On Thu, 14 Mar 2002 16:04:33 +0100 (MET)
Guenther Goerz <goerz_at_informatik.uni-erlangen.de> wrote:
> Dear Erick, dear STkers,
>
> a while ago one of our students wrote a program for Paul Lorenzen's
> dialogue logic as part of his diploma (master's) thesis. Although
> there is a line mode which should run in any Scheme system, he
> implemented a nice graphical interface with STk. With recent STk
> versions (the latest one for Windows as well as that for Linux, which
> I downloaded from your site) the following problem came up:
>
> In the program's main window there is a menu bar. Selecting one of
> its items, a pop-up submenu comes up in which several items can be
> selected. The effect of such a selection is that the value of a
> variable should be set from #f (the default value) to #t which in turn
> should cause the appearance of another window. What happens is that
> the value(s) of the resp. variables are not affected by selecting the
> corresponding menu item (which used to work before). This can easily
> be verifed by asking for the value in the main STk window after
> clicking the corresponding menu item. However, if I set the value in
> the main STk window, everything works as it should do.
>
>From what I understand you have an environment problem. In "recent"

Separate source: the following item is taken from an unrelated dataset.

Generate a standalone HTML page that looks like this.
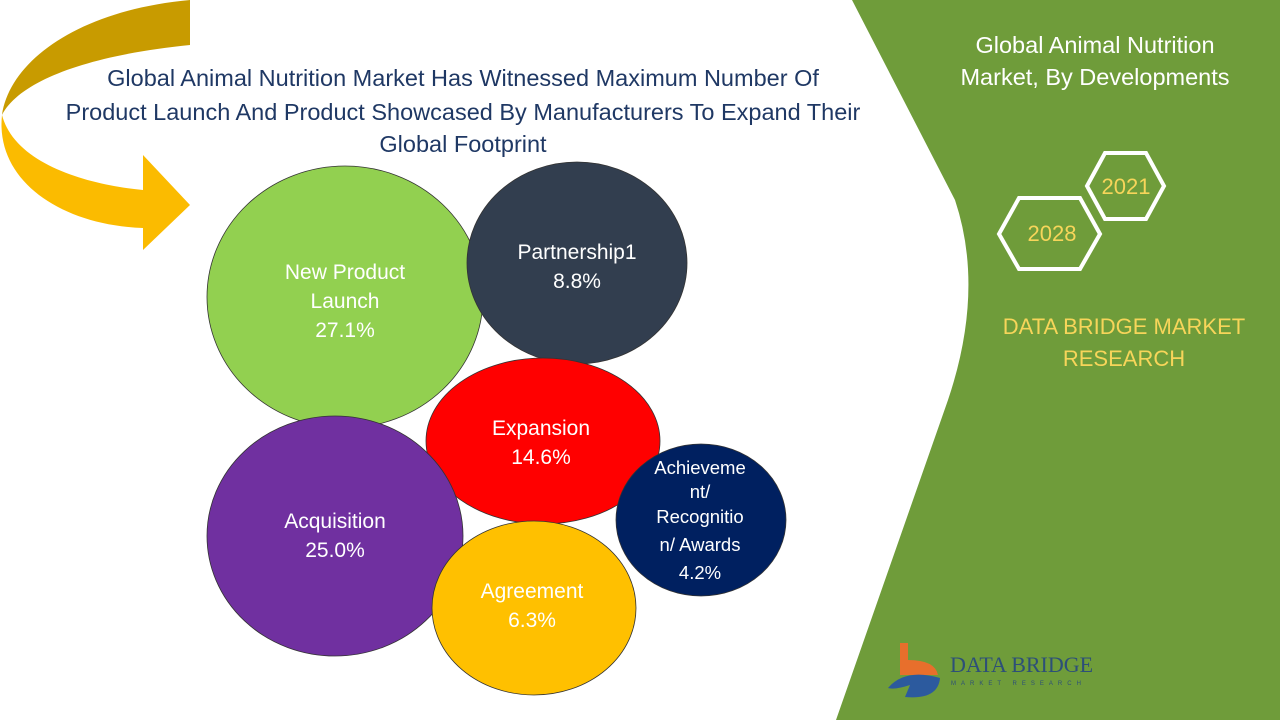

versions (since 4.0 probably), you can associate an environment with
a checkbutton. The following example will make things clearer:
STk> (define env (let ((x 1)) (the-environment))) ; a local x
env
STk> (define x 0) ; a global one
x
STk> (menu '.foo)
#[Tk-command .foo]
STk> (.foo 'add 'check :label "test" :variable 'x :environment env)
()
STk> (.foo 'post 10 10)
()
If you try to click on the menu, you'll see that the global in
untouched, but this is in fact the on in the let which is modified.
To be convinced of that you can do:
STk> (car (environment->list env))
((x . #t))
and try to click on the menu and you'll see
STk> (car (environment->list env))
((x . #f))
So, I suppose that for some reason, you don't capture the global
variable in your code but a local one (by some way, I don' know).
Perhaps, you can try to specify the global environment in your
menu. Something like:
STk> (.foo 'add 'check :label "test2" :variable 'x :environment
(global-environment))
()
Tell me if it works.
>
> ->> By the way: Is there no way to remove all the junk and spam from
> ->> the mail archive?
>
Oops I should do something for that! I put it on my TODO list.